* _AIM OF THE EXERCISE_
Copy exactly, and only, the lines below from the first through the one containing "from matplotlib.patches import", both included; pictures are omitted.

* _DATA PROVIDED_
········
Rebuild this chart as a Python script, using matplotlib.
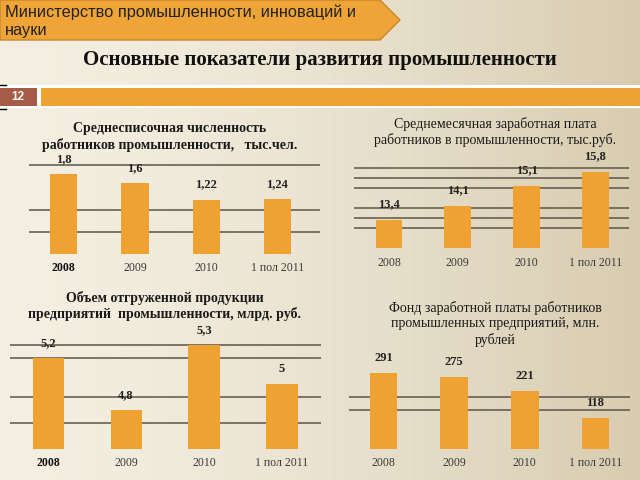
import numpy as np
import matplotlib
matplotlib.use("Agg")
import matplotlib.pyplot as plt
from matplotlib.patches import Polygon, Rectangle

# данные
years = ["2008", "2009", "2010", "1 пол 2011"]
staff = [1.8, 1.6, 1.22, 1.24]            # тыс.чел.
staff_lbl = ["1,8", "1,6", "1,22", "1,24"]
salary = [13.4, 14.1, 15.1, 15.8]          # тыс.руб.
salary_lbl = ["13,4", "14,1", "15,1", "15,8"]
shipped = [5.2, 4.8, 5.3, 5.0]             # млрд.руб.
shipped_lbl = ["5,2", "4,8", "5,3", "5"]
fund = [291, 275, 221, 118]                # млн.руб.
fund_lbl = ["291", "275", "221", "118"]

W, H = 640, 480
BAR = "#efa232"
GRID = "#5c5446"
SERIF = "Liberation Serif"

fig = plt.figure(figsize=(6.4, 4.8), dpi=100)

# фон (градиент)
bg = fig.add_axes([0, 0, 1, 1])
t = np.linspace(0, 1, 256)
c0 = np.array([244, 239, 226]) / 255
c1 = np.array([216, 204, 176]) / 255
grad = c0[None, :] * (1 - t[:, None] ** 1.5) + c1[None, :] * t[:, None] ** 1.5
bg.imshow(grad[None, :, :], extent=[0, W, H, 0], aspect="auto")
bg.set_xlim(0, W)
bg.set_ylim(H, 0)
bg.axis("off")

# шапка
bg.add_patch(Polygon([(0, 0), (380, 0), (400, 20), (380, 40), (0, 40)],
                     closed=True, fc="#eea436", ec="#c98527", lw=1))
bg.text(5, 12, "Министерство промышленности, инноваций и", fontsize=11.8,
        family="Liberation Sans", color="#222222", va="center")
bg.text(5, 31, "науки", fontsize=11.8, family="Liberation Sans",
        color="#222222", va="center")
bg.text(320, 60, "Основные показатели развития промышленности", fontsize=15,
        family=SERIF, weight="bold", ha="center", va="center", color="#111111")

# полоса с номером слайда
bg.add_patch(Rectangle((0, 85), W, 23, fc="white", ec="none"))
bg.add_patch(Rectangle((0, 88), 37, 18, fc="#a55b45", ec="none"))
bg.add_patch(Rectangle((41, 88), W - 41, 18, fc="#efa232", ec="none"))
bg.text(18, 97, "12", fontsize=8.5, weight="bold", color="white",
        ha="center", va="center", family="Liberation Sans")
bg.plot([0, 6], [85, 85], color="black", lw=1)
bg.plot([0, 6], [109, 109], color="black", lw=1)


def px_axes(x0, y0, x1, y1):
    return fig.add_axes([x0 / W, 1 - y1 / H, (x1 - x0) / W, (y1 - y0) / H])


def bar_chart(box, vals, lbls, ylim, grid, title, title_xy, bold_title,
              bold_first, lbl_off, width, xlim):
    ax = px_axes(*box)
    ax.set_facecolor("none")
    x = np.arange(len(vals))
    ax.bar(x, vals, width=width, color=BAR, zorder=3)
    ax.set_ylim(*ylim)
    ax.set_xlim(*xlim)
    ax.set_yticks(grid)
    ax.yaxis.grid(True, color=GRID, lw=1.1, zorder=1)
    ax.tick_params(axis="y", length=0, labelleft=False)
    ax.tick_params(axis="x", length=0, pad=6)
    ax.set_xticks(x)
    ax.set_xticklabels(years, family=SERIF, fontsize=8.5, color="#3a3a3a")
    if bold_first:
        ax.get_xticklabels()[0].set_fontweight("bold")
        ax.get_xticklabels()[0].set_color("#111111")
    for s in ax.spines.values():
        s.set_visible(False)
    for xi, v, l in zip(x, vals, lbls):
        ax.annotate(l, (xi, v), xytext=(0, lbl_off), textcoords="offset points",
                    ha="center", va="center", fontsize=9, family=SERIF,
                    weight="bold", color="#222222", zorder=4)
    bg.text(title_xy[0], title_xy[1], title, fontsize=10, family=SERIF,
            weight="bold" if bold_title else "normal", ha="center", va="center",
            linespacing=1.2, color="#1a1a1a")
    return ax


bar_chart((29, 160, 320, 254), staff, staff_lbl, (0, 2.12), [0.5, 1.0, 2.0],
          "Среднесписочная численность\nработников промышленности,   тыс.чел.",
          (170, 137), True, True, 11, 0.38, (-0.49, 3.6))
bar_chart((354, 160, 629, 248.3), salary, salary_lbl, (12, 16.42),
          [13, 13.5, 14, 15, 15.5, 16],
          "Среднемесячная заработная плата\nработников в промышленности, тыс.руб.",
          (495, 132), False, False, 12, 0.39, (-0.51, 3.49))
bar_chart((10, 335, 321, 449), shipped, shipped_lbl, (4.5, 5.377),
          [4.7, 4.9, 5.2, 5.3],
          "Объем отгруженной продукции\nпредприятий  промышленности, млрд. руб.",
          (165, 306), True, True, 11, 0.4, (-0.49, 3.5))
bar_chart((349, 360, 630, 449), fund, fund_lbl, (0, 340), [150, 200],
          "Фонд заработной платы работников\nпромышленных предприятий, млн.\nрублей",
          (495, 324), False, False, 11, 0.39, (-0.49, 3.49))

fig.savefig("out.png", dpi=100)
········
* _WRITTEN SOLUTION_
Rebuild this chart as a Python script, using matplotlib.
import numpy as np
import matplotlib
matplotlib.use("Agg")
import matplotlib.pyplot as plt
from matplotlib.patches import Polygon, Rectangle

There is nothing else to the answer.